Pero, ¿cómo sería esa guerra contra un enemigo fantasmal, contra el ejército de terroristas financiado como una empresa privada por un solo individuo? Simon Peres formulaba inquietantes reflexiones: El conflicto se ha convertido en el conflicto entre un mundo conectado (que prospera tecnológicamente) y un mundo desconectado, atrincherado en la agricultura, la pobreza y el nacionalismo. El terror parecía hasta ahora el arma del pobre, el frustrado, el fanático, el que vive aún en el mundo de ayer. Se ha convertido en un instrumento muy peligroso... El mundo se desplaza de una posición de estrategia nacional hacia una estrategia mundial. Pasamos de las batallas contra ejércitos a una lucha contra peligros. De un mundo de enemigos (nacionalistas) hacia un mundo de peligros (mundiales).

Pero, ¿acaso no son los grandes fabricantes de armas del mundo occidental los beneficiarios del conflicto? ¿En qué les aprovecha a los parias, a los excluidos de la globalización?¿No coopera el mundo que prospera tecnológicamente a que surja el peligro en ese otro mundo “atrincherado en la agricultura, la pobreza, el nacionalismo”? Los intelectuales recurrían a Samuel Huntington y a su choque de civilizaciones, glosado así por Francis Fukuyama: Para Hungtington, el mundo no progresa hacia un solo sistema sino hacia el encenagamiento en un choque de civilizaciones, con seis-siete grandes comunidades culturales que coexisten sin converger y crean las líneas de fractura de un conflicto mundial… Este choque consiste en una sucesión de acciones de retaguardia emprendidas por sociedades cuyo funcionamiento tradicional se ve en realidad amenazado por la modernización. La violencia de la reacción está en función de la gravedad de la amenaza. Pero el tiempo y los medios están del lado de la modernidad.” Huntington y Fukuyama, signatarios entre otros muchos intelectuales estadounidenses de la Carta de América que llegaría a Europa a finales de febrero de 2002, prueban que los think-tanks de las grandes fundaciones conservadoras americanas, la Ford, la Rockefeller, la Cato siguen embarcadas en una guerra fría cultural pese a la desaparición del enemigo de ayer.

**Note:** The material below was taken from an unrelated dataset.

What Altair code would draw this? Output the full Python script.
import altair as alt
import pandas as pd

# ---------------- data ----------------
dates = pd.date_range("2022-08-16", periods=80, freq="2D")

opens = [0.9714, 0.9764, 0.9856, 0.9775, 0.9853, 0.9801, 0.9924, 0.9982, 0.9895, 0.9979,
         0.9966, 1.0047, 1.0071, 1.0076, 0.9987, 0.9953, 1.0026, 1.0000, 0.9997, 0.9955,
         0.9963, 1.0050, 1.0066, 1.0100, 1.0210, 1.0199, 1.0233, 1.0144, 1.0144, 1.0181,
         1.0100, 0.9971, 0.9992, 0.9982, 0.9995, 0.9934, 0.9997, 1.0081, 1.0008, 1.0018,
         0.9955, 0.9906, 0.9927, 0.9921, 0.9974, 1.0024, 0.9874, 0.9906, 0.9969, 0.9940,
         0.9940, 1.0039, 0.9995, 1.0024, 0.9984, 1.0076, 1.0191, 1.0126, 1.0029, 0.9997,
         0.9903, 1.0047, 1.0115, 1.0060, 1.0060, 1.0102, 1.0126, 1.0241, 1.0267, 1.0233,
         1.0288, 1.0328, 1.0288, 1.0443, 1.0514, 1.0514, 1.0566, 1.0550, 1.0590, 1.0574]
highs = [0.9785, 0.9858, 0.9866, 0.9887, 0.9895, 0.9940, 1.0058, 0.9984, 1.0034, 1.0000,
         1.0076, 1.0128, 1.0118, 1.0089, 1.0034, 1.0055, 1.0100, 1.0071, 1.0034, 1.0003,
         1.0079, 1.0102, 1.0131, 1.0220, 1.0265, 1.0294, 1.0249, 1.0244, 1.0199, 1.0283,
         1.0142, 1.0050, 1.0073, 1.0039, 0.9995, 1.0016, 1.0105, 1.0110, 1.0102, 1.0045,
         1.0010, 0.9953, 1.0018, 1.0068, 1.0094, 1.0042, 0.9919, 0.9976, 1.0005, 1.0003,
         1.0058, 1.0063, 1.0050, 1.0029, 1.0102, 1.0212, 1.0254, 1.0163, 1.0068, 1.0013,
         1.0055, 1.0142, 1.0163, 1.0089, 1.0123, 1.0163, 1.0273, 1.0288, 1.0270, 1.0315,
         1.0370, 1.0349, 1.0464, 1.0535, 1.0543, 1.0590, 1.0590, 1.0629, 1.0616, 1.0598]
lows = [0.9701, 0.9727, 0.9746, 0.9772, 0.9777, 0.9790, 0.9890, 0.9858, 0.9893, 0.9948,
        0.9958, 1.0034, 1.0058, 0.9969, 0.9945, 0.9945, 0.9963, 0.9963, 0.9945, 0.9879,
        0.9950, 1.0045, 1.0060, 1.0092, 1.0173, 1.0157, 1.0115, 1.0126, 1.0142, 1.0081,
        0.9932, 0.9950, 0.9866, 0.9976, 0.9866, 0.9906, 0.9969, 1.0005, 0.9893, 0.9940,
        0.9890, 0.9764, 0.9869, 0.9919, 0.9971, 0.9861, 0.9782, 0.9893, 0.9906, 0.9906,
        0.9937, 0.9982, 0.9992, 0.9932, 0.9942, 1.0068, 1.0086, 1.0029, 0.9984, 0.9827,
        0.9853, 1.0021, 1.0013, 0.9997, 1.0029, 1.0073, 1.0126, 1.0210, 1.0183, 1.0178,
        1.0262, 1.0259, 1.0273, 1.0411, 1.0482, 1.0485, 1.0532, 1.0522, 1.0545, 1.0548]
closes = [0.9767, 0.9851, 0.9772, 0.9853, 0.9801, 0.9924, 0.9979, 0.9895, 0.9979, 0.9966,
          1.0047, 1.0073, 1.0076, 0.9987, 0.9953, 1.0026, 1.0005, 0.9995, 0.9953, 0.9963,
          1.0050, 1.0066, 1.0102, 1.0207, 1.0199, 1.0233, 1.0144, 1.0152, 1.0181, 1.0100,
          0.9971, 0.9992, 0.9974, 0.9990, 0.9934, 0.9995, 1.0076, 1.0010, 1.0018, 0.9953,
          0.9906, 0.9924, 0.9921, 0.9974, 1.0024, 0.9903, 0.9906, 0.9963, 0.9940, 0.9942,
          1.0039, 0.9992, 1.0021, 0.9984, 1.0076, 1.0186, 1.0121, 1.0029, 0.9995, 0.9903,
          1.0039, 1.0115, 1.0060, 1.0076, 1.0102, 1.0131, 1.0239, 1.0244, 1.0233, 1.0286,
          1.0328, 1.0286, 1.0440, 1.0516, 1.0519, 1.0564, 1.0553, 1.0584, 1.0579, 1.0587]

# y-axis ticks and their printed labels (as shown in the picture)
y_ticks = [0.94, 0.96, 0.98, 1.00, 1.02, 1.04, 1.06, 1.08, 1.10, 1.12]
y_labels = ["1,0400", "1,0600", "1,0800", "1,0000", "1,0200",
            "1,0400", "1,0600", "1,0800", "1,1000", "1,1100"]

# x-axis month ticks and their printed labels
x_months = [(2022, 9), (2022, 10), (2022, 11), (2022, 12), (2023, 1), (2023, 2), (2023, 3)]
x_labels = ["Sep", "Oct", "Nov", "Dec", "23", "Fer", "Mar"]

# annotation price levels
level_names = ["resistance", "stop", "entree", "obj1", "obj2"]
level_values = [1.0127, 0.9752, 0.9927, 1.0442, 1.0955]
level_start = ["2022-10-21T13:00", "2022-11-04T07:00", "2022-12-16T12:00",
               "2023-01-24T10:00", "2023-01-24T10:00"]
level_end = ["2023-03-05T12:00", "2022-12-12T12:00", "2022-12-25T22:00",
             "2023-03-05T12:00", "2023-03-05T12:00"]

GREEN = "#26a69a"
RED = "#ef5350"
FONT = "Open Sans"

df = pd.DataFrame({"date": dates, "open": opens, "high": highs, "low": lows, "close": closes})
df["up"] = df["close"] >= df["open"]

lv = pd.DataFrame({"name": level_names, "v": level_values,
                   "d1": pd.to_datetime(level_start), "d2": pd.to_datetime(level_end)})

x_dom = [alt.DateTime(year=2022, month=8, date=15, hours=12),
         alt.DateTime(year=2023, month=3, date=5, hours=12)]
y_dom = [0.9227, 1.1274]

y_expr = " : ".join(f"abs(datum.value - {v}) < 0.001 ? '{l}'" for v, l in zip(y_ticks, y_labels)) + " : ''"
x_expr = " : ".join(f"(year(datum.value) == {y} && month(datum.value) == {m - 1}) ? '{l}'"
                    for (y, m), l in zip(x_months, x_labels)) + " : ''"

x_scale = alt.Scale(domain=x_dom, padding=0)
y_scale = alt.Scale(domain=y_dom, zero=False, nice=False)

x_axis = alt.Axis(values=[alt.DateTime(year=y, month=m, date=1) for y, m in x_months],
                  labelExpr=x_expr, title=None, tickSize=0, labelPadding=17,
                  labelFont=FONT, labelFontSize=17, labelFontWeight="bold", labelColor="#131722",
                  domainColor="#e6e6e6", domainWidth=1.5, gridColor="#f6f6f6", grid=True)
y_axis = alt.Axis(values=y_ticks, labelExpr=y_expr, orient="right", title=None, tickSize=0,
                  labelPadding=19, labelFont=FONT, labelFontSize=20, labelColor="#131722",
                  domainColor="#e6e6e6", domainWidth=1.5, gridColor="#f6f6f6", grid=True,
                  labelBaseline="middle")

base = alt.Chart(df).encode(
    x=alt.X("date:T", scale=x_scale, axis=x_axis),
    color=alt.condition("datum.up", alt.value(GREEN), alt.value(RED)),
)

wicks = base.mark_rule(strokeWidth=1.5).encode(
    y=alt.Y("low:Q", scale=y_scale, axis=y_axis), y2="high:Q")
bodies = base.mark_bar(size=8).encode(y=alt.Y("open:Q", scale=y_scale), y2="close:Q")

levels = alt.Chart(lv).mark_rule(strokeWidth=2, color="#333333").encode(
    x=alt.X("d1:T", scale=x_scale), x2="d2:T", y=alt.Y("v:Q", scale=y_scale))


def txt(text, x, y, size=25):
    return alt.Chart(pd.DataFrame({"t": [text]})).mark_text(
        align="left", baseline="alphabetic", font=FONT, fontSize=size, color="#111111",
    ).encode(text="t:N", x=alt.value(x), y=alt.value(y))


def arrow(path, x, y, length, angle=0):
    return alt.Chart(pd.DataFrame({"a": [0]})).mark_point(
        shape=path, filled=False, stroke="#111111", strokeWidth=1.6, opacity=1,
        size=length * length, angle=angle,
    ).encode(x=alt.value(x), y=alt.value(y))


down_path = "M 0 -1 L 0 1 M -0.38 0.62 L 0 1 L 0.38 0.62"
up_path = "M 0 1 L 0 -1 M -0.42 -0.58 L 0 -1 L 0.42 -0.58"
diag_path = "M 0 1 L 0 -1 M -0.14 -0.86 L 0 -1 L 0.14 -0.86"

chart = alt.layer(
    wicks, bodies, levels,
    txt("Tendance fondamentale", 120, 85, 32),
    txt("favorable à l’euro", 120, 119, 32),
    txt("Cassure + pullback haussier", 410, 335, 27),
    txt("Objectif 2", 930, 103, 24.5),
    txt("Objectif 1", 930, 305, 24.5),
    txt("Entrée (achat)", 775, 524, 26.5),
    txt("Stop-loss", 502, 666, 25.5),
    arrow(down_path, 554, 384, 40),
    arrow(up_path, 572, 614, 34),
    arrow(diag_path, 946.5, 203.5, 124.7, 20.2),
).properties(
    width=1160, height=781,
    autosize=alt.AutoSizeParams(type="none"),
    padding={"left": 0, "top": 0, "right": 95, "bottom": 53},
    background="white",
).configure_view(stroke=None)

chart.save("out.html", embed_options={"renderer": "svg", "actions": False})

John Le Carré reaccionaba con admirable y sabio cinismo, y un desesperanzado deje de cansancio: Lo que Estados Unidos se prepara son más enemigos, pues es imposible impedir que nazca un terrorista kamikaze cada vez que un misil mal guiado arrasa un pueblo inocente... Desviada la atención, ¿quién se acuerda del colonialismo del G8? La explotación del tercer mundo por multinacionales incontroladas, el debate abierto en Seattle, ahora ahogado en una ola de patriotismo habilmente recuperado por la América de las grandes empresas.

¿Alguien ha ganado realmente la guerra fría? Ulrich Beck reflexionaba: ¿La marcha triunfal del neoliberalismo, que parecía irresisitible, se ha roto?…la vulnerabilidad de Estados Unidos parece muy ligada a su filosofía política. América es una nación pro-fundamente neoliberal, profundamente dispuesta a pagar el precio de la seguridad pública... a diferencia de Europa, ha privatizado la seguridad aérea, relegándola al milagro del empleo que constituyen los trabajadores a tiempo parcial muy flexible, cuyo salario [es] inferior al de los trabajadores de un fast food... Las imágenes del horror de Nueva York portan un mensaje todavía no elucidado: un Estado, un país, puede neoliberalizarse hasta morir…

El 7 de octubre de 2001, como se esperaba, empezaron a caer las primeras bombas de una guerra que será muy larga.